I don’t like many of the sports metaphors used for business, but if any sport is analogous to business, it’s baseball. That’s because:
You make errors.
You’ve got many chances to try again (162 games).
There’s no set time limit.
Strategy is more important than sheer size or strength.
The rich guys aren’t always the most successful (in spite of what Yankees fans think).
Most importantly, if you bat .400, you’re in the Hall of Fame!
Get Over It!
My friend Ann, a psychotherapist, recently shared with me her two-step program for mental health: “Get over it. And stay over it.” I’ve found Ann’s program serves equally as a terrific prescription for better business health.
Ann’s advice sounds flippant, but it’s not. In every life—and every business—bad stuff happens. We all encounter our share of defeats and disappointments, disloyalty and deceit.
When bad things happen, we have to deal with them. But there’s a difference between dealing with something and wallowing in it.
Most of us know someone to whom we’d like to shout Ann’s advice: an employee who harps on situations resolved long ago, kids who keep whining even though you’ve told them “no” ten times, a spouse who brings up old spats like a broken record.
“Get over it!” we’d like to yell. “And stay over it!”
Yet, we, too, may find ourselves stuck on old issues. If we tried making a big change—introducing a new product, opening a new location—and failed, we may be paralyzed and afraid to try anything new again. If we entered into an important relationship—with a partner, supplier, spouse—and were cheated or mistreated, we may find ourselves mistrusting everyone. It’s easy to nurse old hurts.
But old hurts block new ideas, new chances for success or happiness. When we’re stuck in the past, we can’t move forward. To improve our businesses, and our lives, we have to find a way to forge ahead. So no matter what failure or setback we encountered, we have to learn how to get over it. Once we do, we have to teach ourselves how to stay over it.
When we’re stuck in the past, we can’t move forward.
That’s not easy. So how do we follow Ann’s two-step program?
Get over it. To get over something, first you have to deal with it. You can’t just pretend it never happened. Repression, as I’m sure my friend Ann the psychotherapist could tell you, isn’t the answer.
Real problems have real consequences, and they have to be resolved.
Business failures or setbacks typically leave us with financial, credit, or legal messes needing to be cleaned up.
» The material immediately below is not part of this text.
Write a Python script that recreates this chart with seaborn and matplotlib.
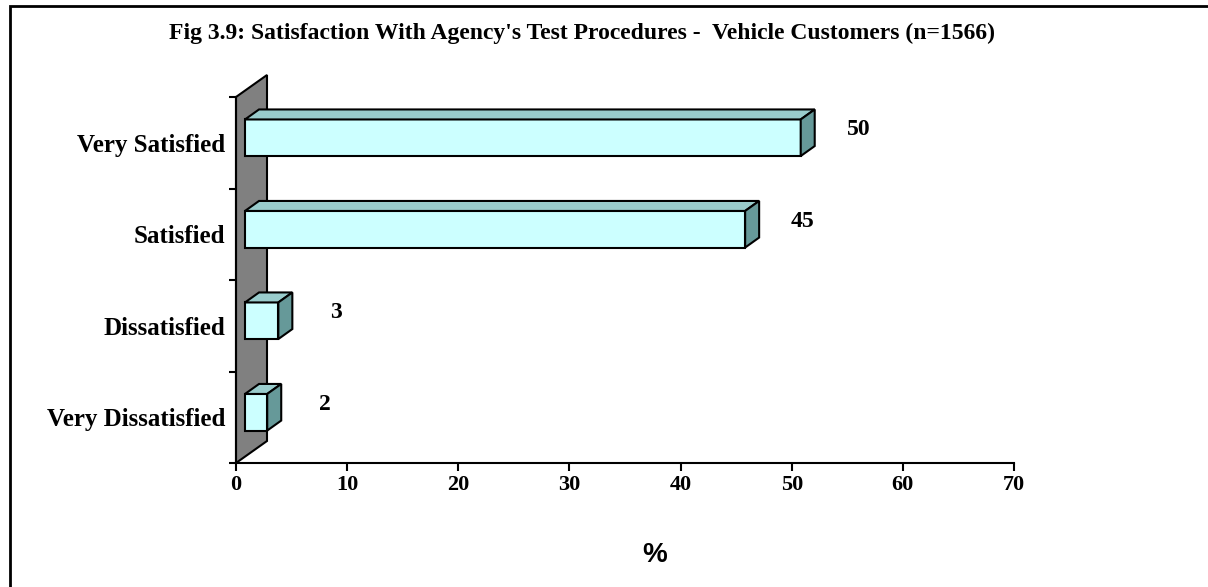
import matplotlib
matplotlib.use("Agg")
import matplotlib.pyplot as plt
from matplotlib.patches import Polygon, Rectangle
from matplotlib.transforms import ScaledTranslation
import seaborn as sns
import pandas as pd

categories = ["Very Satisfied", "Satisfied", "Dissatisfied", "Very Dissatisfied"]
percent = [50, 45, 3, 2]
x_ticks = [0, 10, 20, 30, 40, 50, 60, 70]
title = "Fig 3.9: Satisfaction With Agency's Test Procedures -  Vehicle Customers (n=1566)"

FRONT = "#CCFFFF"
TOP = "#99CCCC"
SIDE = "#669999"
WALL = "#808080"

sns.set_theme(style="white")
plt.rcParams["font.family"] = ["Liberation Serif", "DejaVu Serif"]
plt.rcParams["text.color"] = "black"

W, H = 1208, 587
fig = plt.figure(figsize=(W / 100, H / 100), dpi=100)
ax = fig.add_axes([236 / W, 1 - 463 / H, 778 / W, 366 / H])

df = pd.DataFrame({"cat": categories, "pct": percent})
sns.barplot(data=df, x="pct", y="cat", orient="h", width=0.4, color=FRONT,
            saturation=1, edgecolor="black", linewidth=1.5, ax=ax, zorder=3)
ax.set_xlim(0, 70)
ax.set_ylim(3.5, -0.5)

to_px = ax.transData.transform
inv = ax.transData.inverted().transform

# pixel offsets for the fake 3d look
wall_d = (31, 22)
shift = (9, 5)
depth = (14, 10)

# back wall
(fx, fb), (_, ft) = to_px((0, 3.5)), to_px((0, -0.5))
wall = [(fx, fb), (fx, ft), (fx + wall_d[0], ft + wall_d[1]), (fx + wall_d[0], fb + wall_d[1])]
ax.add_patch(Polygon(inv(wall), closed=True, fc=WALL, ec="black", lw=1.5,
                     clip_on=False, zorder=1))

off = ScaledTranslation(shift[0] / 100, shift[1] / 100, fig.dpi_scale_trans)
for p in ax.patches[:]:
    if not isinstance(p, Rectangle):
        continue
    x0, y0, w, h = p.get_x(), p.get_y(), p.get_width(), p.get_height()
    (X0, Ya), (X1, Yb) = to_px((x0, y0)), to_px((x0 + w, y0 + h))
    T, B = max(Ya, Yb), min(Ya, Yb)
    X0 += shift[0]; X1 += shift[0]; T += shift[1]; B += shift[1]
    top = [(X0, T), (X1, T), (X1 + depth[0], T + depth[1]), (X0 + depth[0], T + depth[1])]
    side = [(X1, B), (X1 + depth[0], B + depth[1]), (X1 + depth[0], T + depth[1]), (X1, T)]
    ax.add_patch(Polygon(inv(top), closed=True, fc=TOP, ec="black", lw=1.5,
                         clip_on=False, zorder=3))
    ax.add_patch(Polygon(inv(side), closed=True, fc=SIDE, ec="black", lw=1.5,
                         clip_on=False, zorder=3))
    p.set_transform(ax.transData + off)
    p.set_clip_on(False)

for i, v in enumerate(percent):
    ax.text(v + 6, i - 0.14, str(v), ha="center", va="center", color="black",
            fontsize=17, fontweight="bold", zorder=4)

sns.despine(ax=ax, top=True, right=True)
for s in ["left", "bottom"]:
    ax.spines[s].set_color("black")
    ax.spines[s].set_linewidth(1.5)
ax.set_xticks(x_ticks)
ax.set_yticks(range(len(categories)))
ax.set_yticks([i - 0.5 for i in range(len(categories) + 1)], minor=True)
ax.tick_params(axis="x", bottom=True, length=6, width=1.5, color="black", pad=3,
               labelsize=16)
ax.tick_params(axis="y", which="major", left=True, length=0, pad=8, labelsize=18)
ax.tick_params(axis="y", which="minor", left=True, length=5, width=1.5, color="black")
for lab in ax.get_xticklabels() + ax.get_yticklabels():
    lab.set_fontweight("bold")
    lab.set_color("black")
ax.set_xlabel("")
ax.set_ylabel("")
ax.grid(False)

fig.text(582 / W, 1 - 33 / H, title, ha="center", va="center", color="black",
         fontsize=17, fontweight="bold")
fig.text(655 / W, 1 - 555 / H, "%", ha="center", va="center", color="black",
         fontsize=20, fontweight="bold", family="Liberation Sans")

fig.add_artist(Rectangle((10 / W, -0.5), 2, 1.5 - 6 / H, transform=fig.transFigure,
                         fill=False, ec="black", lw=2))

fig.savefig("out.png", dpi=100)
It may take a while to get those straightened out, but doing so is part of the process of getting over it. Neglecting them is a sure way to stay mired in the original defeat.
Getting over it also means trying to figure out what happened and why. It’s easier to move forward when you see what you’ve learned from a bad situation, what you’d do differently next time, what you can do to make it better now. Perhaps you need to apologize to those you’ve wronged or forgive those who’ve hurt you. And, if necessary, say your goodbyes.
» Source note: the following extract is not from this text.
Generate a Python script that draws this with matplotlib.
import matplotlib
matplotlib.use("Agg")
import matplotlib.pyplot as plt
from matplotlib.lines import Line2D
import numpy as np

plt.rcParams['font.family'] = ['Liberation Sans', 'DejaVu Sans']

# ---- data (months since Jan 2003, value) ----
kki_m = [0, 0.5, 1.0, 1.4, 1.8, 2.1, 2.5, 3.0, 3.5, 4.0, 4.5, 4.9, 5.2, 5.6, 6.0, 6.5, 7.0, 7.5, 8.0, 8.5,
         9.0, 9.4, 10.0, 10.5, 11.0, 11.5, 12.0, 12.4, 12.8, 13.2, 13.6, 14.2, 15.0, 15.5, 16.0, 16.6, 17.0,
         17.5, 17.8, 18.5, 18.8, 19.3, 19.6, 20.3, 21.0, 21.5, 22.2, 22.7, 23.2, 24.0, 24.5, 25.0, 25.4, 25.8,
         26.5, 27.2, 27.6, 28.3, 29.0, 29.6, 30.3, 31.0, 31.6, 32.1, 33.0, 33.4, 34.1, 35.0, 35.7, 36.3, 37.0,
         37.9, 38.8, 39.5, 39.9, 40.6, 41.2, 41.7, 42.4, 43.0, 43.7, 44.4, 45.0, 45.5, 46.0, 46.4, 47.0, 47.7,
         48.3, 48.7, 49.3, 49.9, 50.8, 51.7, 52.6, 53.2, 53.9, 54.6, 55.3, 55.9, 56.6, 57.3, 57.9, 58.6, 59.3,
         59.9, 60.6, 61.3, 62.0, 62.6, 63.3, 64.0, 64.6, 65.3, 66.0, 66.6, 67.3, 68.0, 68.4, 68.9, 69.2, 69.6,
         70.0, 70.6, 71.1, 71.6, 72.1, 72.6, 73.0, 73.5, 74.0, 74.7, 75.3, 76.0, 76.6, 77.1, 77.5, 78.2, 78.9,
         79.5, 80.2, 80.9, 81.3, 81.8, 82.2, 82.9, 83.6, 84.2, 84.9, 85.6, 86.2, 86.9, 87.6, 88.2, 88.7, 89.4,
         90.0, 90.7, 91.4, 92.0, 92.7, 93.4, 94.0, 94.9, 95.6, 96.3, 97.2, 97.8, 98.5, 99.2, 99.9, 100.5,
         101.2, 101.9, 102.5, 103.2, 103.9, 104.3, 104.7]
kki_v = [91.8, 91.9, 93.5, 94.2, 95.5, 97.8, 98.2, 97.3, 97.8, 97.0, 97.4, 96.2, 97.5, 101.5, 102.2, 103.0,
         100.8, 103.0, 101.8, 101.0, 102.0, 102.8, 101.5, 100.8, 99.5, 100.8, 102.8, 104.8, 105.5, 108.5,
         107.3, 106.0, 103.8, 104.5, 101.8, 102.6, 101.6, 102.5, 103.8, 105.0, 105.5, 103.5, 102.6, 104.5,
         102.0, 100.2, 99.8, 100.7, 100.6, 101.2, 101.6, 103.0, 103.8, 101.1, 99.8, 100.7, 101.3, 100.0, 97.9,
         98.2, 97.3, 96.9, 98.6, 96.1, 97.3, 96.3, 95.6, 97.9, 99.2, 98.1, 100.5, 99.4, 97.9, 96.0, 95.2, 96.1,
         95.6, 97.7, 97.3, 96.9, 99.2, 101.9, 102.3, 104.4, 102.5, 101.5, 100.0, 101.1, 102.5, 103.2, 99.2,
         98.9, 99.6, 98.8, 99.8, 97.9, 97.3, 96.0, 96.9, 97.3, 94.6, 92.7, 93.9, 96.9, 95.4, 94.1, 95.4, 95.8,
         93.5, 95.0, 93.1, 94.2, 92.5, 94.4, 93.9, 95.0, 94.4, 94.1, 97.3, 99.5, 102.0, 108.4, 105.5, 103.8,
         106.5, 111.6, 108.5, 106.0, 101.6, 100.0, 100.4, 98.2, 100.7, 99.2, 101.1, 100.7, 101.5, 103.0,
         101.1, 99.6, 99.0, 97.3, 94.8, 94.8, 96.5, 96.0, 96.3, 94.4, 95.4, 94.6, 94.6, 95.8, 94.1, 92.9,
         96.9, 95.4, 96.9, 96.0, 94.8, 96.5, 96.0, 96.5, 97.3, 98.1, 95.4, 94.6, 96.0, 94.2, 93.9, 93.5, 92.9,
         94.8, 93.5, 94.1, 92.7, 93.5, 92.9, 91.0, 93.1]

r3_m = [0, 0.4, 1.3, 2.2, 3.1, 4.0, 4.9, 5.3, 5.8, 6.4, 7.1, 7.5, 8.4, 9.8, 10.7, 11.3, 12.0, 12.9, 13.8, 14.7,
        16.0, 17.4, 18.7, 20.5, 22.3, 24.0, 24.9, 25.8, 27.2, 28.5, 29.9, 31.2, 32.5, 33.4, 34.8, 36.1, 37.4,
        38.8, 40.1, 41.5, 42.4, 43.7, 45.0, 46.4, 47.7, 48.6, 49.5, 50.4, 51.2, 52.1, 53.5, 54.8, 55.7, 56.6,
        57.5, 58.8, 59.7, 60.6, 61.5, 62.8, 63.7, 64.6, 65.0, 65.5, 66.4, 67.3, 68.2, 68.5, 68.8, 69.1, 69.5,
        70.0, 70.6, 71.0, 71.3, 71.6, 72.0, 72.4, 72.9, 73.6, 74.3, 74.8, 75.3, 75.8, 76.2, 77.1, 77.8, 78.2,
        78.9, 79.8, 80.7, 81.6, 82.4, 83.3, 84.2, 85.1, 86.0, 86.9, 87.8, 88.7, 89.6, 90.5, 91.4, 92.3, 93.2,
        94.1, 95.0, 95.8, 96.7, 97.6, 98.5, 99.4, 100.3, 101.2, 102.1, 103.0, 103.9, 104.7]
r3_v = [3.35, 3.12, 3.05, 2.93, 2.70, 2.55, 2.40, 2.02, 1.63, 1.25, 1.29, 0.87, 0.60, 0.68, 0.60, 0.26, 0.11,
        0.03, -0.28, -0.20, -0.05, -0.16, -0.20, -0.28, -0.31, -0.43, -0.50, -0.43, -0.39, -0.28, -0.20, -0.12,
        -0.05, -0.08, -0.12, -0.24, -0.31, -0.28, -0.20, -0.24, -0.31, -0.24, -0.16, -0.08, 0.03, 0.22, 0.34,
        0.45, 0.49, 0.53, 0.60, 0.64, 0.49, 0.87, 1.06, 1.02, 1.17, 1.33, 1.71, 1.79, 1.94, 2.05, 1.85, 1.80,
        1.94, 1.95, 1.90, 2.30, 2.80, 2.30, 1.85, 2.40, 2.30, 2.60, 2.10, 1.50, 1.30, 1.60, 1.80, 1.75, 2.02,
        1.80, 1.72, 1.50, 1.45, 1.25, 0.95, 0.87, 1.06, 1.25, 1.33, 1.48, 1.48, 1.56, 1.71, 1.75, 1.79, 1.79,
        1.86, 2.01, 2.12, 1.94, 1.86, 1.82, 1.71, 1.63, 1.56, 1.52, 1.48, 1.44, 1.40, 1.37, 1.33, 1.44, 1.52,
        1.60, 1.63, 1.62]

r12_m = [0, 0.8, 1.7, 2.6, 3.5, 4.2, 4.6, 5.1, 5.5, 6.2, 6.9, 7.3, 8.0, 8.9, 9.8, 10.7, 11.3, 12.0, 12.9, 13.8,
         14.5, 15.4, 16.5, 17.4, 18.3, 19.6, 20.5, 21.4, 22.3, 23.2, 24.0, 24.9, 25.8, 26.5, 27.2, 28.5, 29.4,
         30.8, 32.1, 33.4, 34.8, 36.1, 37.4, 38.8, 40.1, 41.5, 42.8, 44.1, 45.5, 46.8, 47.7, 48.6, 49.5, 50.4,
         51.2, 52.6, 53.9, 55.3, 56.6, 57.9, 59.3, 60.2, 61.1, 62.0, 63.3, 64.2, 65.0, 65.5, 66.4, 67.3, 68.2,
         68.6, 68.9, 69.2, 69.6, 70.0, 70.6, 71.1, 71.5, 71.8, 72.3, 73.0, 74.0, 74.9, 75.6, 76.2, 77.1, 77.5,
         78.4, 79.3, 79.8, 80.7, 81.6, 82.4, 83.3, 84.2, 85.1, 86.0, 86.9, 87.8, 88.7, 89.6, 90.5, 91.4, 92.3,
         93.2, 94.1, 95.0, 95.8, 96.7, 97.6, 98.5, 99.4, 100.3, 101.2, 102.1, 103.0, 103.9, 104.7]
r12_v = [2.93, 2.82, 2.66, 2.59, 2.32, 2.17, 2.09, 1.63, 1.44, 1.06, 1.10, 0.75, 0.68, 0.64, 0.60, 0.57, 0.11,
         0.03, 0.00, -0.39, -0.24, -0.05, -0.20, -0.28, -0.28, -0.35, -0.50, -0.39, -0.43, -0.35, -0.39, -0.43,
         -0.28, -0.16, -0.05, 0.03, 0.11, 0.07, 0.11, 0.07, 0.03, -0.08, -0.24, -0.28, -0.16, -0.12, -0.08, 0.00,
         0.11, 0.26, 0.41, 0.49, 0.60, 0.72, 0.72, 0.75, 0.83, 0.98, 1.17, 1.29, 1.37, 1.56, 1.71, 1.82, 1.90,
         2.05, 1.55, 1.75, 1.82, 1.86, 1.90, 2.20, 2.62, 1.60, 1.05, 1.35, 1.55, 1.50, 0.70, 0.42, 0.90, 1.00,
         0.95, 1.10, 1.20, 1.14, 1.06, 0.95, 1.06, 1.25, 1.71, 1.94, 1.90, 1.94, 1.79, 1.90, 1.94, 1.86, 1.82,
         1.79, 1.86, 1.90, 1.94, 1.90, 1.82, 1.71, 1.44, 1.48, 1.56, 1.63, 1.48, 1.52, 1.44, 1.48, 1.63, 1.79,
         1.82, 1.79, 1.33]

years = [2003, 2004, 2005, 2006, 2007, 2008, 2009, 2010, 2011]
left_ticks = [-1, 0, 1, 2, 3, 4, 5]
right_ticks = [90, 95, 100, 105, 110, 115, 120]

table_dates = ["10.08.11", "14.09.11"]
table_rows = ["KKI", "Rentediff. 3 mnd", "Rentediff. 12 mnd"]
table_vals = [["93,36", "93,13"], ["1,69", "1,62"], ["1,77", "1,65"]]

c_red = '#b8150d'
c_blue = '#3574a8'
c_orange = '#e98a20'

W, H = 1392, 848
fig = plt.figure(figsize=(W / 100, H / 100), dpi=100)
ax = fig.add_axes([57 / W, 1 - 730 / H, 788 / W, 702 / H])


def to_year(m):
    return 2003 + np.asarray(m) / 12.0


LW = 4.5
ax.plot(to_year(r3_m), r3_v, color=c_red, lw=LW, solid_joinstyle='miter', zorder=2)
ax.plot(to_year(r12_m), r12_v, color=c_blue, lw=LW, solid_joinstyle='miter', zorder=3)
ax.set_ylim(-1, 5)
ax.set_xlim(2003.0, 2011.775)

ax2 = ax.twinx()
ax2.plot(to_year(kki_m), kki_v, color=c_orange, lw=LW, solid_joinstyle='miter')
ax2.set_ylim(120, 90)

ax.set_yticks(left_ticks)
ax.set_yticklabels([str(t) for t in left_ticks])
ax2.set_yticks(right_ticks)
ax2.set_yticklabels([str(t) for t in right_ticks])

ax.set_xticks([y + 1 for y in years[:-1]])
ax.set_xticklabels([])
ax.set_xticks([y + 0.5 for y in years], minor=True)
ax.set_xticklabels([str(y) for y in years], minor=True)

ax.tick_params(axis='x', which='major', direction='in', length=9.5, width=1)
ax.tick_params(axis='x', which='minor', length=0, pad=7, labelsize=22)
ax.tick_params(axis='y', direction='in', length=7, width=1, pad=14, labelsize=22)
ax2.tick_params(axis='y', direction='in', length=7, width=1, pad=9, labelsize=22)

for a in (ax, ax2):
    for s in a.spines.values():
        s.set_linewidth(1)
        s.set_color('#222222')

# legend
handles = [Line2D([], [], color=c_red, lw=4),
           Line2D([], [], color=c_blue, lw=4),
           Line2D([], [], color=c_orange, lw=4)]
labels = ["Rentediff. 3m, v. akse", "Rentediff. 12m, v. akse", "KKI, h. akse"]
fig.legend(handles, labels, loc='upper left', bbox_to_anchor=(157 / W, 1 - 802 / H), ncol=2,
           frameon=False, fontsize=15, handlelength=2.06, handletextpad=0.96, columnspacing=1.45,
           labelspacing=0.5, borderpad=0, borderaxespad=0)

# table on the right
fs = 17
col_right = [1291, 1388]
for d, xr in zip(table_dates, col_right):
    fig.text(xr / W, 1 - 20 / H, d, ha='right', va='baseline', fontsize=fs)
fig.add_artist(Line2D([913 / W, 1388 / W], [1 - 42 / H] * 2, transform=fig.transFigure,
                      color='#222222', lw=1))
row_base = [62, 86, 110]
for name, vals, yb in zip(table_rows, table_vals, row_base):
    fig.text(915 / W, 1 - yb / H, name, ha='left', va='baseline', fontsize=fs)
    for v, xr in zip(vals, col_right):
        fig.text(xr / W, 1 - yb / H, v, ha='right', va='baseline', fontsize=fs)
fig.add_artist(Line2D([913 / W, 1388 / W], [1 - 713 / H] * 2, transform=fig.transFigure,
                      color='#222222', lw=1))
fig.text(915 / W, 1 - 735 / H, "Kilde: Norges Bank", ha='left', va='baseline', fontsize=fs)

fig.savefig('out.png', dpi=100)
Stay over it. This is where it really gets tough. In the short term, even when you’ve been very badly hurt, it’s easy to tell yourself that you’re over it—for a day, a week, or a month or two. But how do you put it behind you permanently?
Yes, I know, some things are impossible to forget. Failures, losses, disloyalty—you can’t just pretend they never happened, and you wouldn’t want to. It’s important to remember your past, what you’ve learned, what you’ll change.
But remembering isn’t the same thing as holding a continual pity party. Old hurts are like scabs—they heal best when you stop picking at them. When you find yourself thinking about old disappointments—feeling angry, afraid, or sorry for yourself—make yourself stop. We all have internal conversations with ourselves. Now’s the time to remember Ann’s two-step program and tell yourself firmly, “Stay over it.”
“Get over it—and stay over it.” I’m not sure I’d advise you to use those words the next time your mate, child, or employee complains. But it’s a good message to give yourself—again and again. Because once you’re over those old defeats, you’ve got a better chance for new victories.
5
Strategy
Focusing on Your Focus
Whenever someone asks me to name the biggest problem for small business owners, my answer comes as a surprise. I don’t recite the expected litany of typical responses: paperwork, taxes, finding good employees. No, I reply with one word: Focus.
In a small business, there are so many different things to do, and so few people to do them, that an entrepreneur has to continually juggle priorities. It’s very different than working in a big company, where there are specialists for every product line, market segment, and area of operation.
At one of my workshops, one small business owner told me that throughout her work day, she thought of herself as having different job titles: Marketing Director, Chief Financial Officer, Director of Operations, shipping clerk, and so on. And she was an artist!
Handling so many tasks at once is exhausting. You’re constantly pulled in different directions. You’ve got a To Do list for each area of your business that could take up all your time. It’s very easy to end up feeling that you’re not succeeding very well in any of them.
Compounding the problem is that many of us are, in essence, running more than one business at once. Not out of choice, but of necessity.